Okay, so I succeeded in getting Space Pirate Radio on the air and I succeeded in producing several of my plays, but trying to do film was something else.  In 1979 I did a 20 minute short film called Crackers At Eight.  It was a shortened version of themes from my 1973 play, Nothing Is Sacred.   A lot of short sketches dealing with a day in television where the afternoon matinee movie, a sci-fi film called Crabs, ends up being the real thing by the evening news.  This was where I wanted (at the time) to take the direction of comedy.
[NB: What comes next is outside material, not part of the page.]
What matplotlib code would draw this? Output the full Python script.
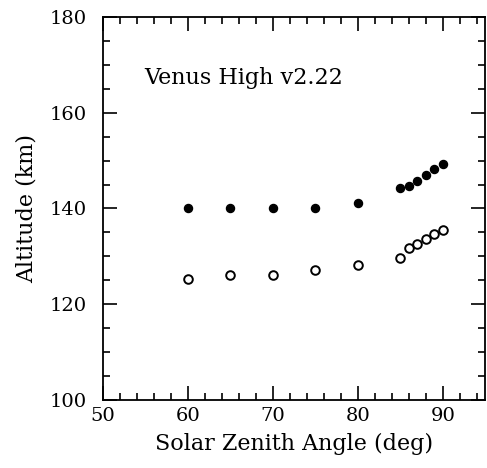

It was for myself, a progressive evolution of all the comedy, music and art that had influenced me up to that time: Mad magazine, Steve Allen, Jack Parr, Ernie Kovacs, the Goon Show, the Beatles, and Firesign Theatre.  It was far from perfect.  But it was for me, fresh and fast.  At at the time, very new.  The finished project caught the attention of the vice president of comedy development at 20th Century Fox.  She loved it.  Thought it was perfect for the studio.  She just wanted to fly it past her boss, the president of comedy development.  A meeting is set up, I drive down to the Fox Studios, have my reserved parking permit, armed with my quarter inch tape of the show.  Entering the plush offices of El Presidente de Comedia, being seated in comfy chairs, we watch my humble effort.  VP lady starts to laugh and smile as first jokes become visual.  But then she notes El Jefe is not sharing in on the fun.  She begins to cover her mouth and acts like a new internal discomfort is beginning.  The signs become visible.  The sounds and flurry of images are having no effect on her boss.  Her enthusiasm has disappeared.  End of showing.  El Jefe says to me, "this is not the direction comedy is going in.  We here at 20th Century Fox know that real comedy has to be story based, which is why MASH is our most successful television series.  This sketch style humor will never catch on."  I believe I told him he was quite wrong.  And I was amazed that the president of comedy development was not aware of something called Saturday Night Live or Monty Python's Flying Circus.  A true visionary.  Thank god he saved the world from my comic masterplan.  Perhaps we can also thank him for delivering the solid, story driven comedies that Fox would later be known for.  The list is endless.  Which one is your favourite, kids?  Date Movie, Epic Movie or Meet The Spartans?